Panglima TNI Jenderal Agus Subiyanto mengeluarkan Instruksi Panglima TNI tanggal 5 April 2024 yang menggantikan penyebutan Kelompok Kriminal Bersenjata (KKB) Papua menjadi Organisasi Papua Merdeka (OPM). Jika sebelumya saat menggunakan istilah KKB maka pendekatan yang digunakan dalam penanganan konflik di Papua adalah melaksanakan penegakan hukum karena kejahatan tindak pidana kelompok kriminal bersenjata dan kejahatan teroris, sifatnya hanya internal dalam negeri saja. Meskipun yang menjadi leading penegakan hukum selaku aparat penegak hukum (APH) dalam hal ini adalah POLRI, tetap dibantu dan dibackup oleh TNI.

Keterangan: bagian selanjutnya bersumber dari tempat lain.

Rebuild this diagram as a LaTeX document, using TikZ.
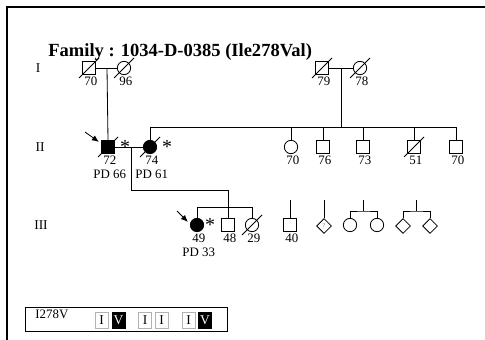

Jika masih disebut sebagai KKB dan melakukan beberapa tindak pidana kepemilikan senjata tanpa ijin, melakukan pidana pembunuhan, pembunuhan berencana, pemerkosaan, pengrusakan dan pembakaran rumah penduduk, pidana terorisme dan sabotase maka pasal-pasal pidana yang dapat dikenakan oleh KKB diantaranya adalah KUHP Pasal 108 dan 110 tentang pidana makar atau pemberontakan yang diancam pidana kurungan dua puluh tahun. Kemudian pelanggaran Undang-Undang Nomor 12 Tahun 1951 Pasal 1 tentang penggunaan senjata api secara ilegal yang dapat diancam hukuman penjara seumur hidup dan pidana mati. Sedangkan pengenaan pasal berlapis lainya jika diikuti pidana pengrusakan barang orang lain, pemerkosaan, pembunuhan, pembunuhan berencana sesuai dengan ketentuan pasal-pasal dalam KUHP. Disini yang berlaku adalah hukum nasional.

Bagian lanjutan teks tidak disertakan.